As country X tax has been imposed and paid on your income which is included in your assessable income in Australia, you are entitled to a foreign income tax offset.

Foreign income tax offset (FITO)

Article 22(1)(a) of the country X Convention provides that, subject to the provisions of the laws of Australia, a credit against Australian tax payable shall be allowed for country X tax paid (in accordance with the law of Australia) where tax has been paid under UK law and in accordance with the country X Convention.

As you have paid country X tax on the same income that is subject to tax in Australia, Australia is required to provide taxation relief under the country X Convention.

Division 770 of the ITAA 1997 allows a foreign income tax offset for foreign tax that a taxpayer has paid on income that is included in the taxpayer's assessable income.
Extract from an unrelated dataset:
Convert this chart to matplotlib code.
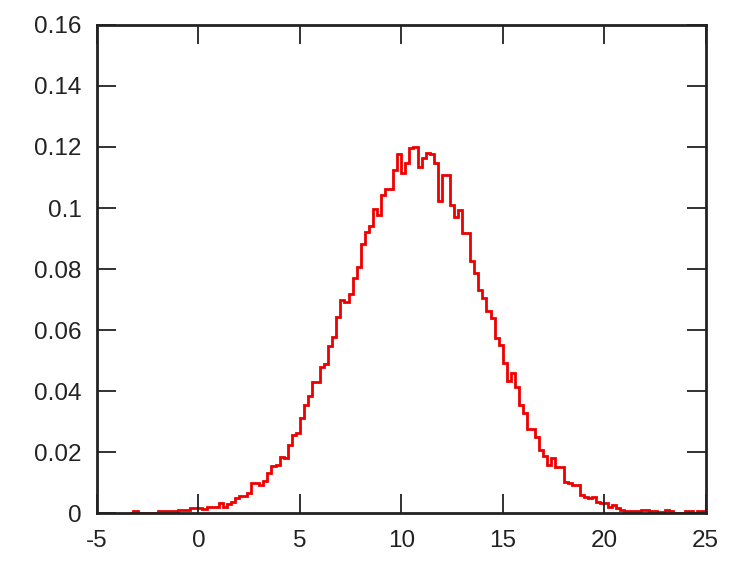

The general rule under section 770-10 of the ITAA 1997 is that, to qualify for an offset for an income year, the taxpayer must have paid foreign income tax on an amount that is included in its assessable income for that year, though there are exceptions in certain situations, such as where the tax has been deducted as source, or otherwise paid on the taxpayer's behalf (section 770-130 of the ITAA 1997).

As country X tax has been imposed and paid on the rental and dividend income which is included in your assessable income in Australia, you are entitled to a foreign income tax offset.

Interest income received from country Y

As Australia does not have a tax treaty with country Y, our domestic laws will apply in relation to income derived by Australian residents from this country.

Interest income is ordinary income for the purposes of subsection 6-5(2) of the ITAA 1997.

Accordingly, the interest income you derived as an Australian resident from country Y is included in your assessable income in Australia under subsection 6-5(2) of the ITAA 1997.

Pension income from country X

Article 17(1) of the country X Convention provides that pensions (including government pensions) paid to a resident of the Australia will be taxable only in Australia.

As you are a resident of Australia, the pension income derived by you is taxable only in Australia.

Accordingly, the pension received by you from country X, while residing in Australia, is assessable income in Australia under subsection 6-5(2) of the ITAA 1997.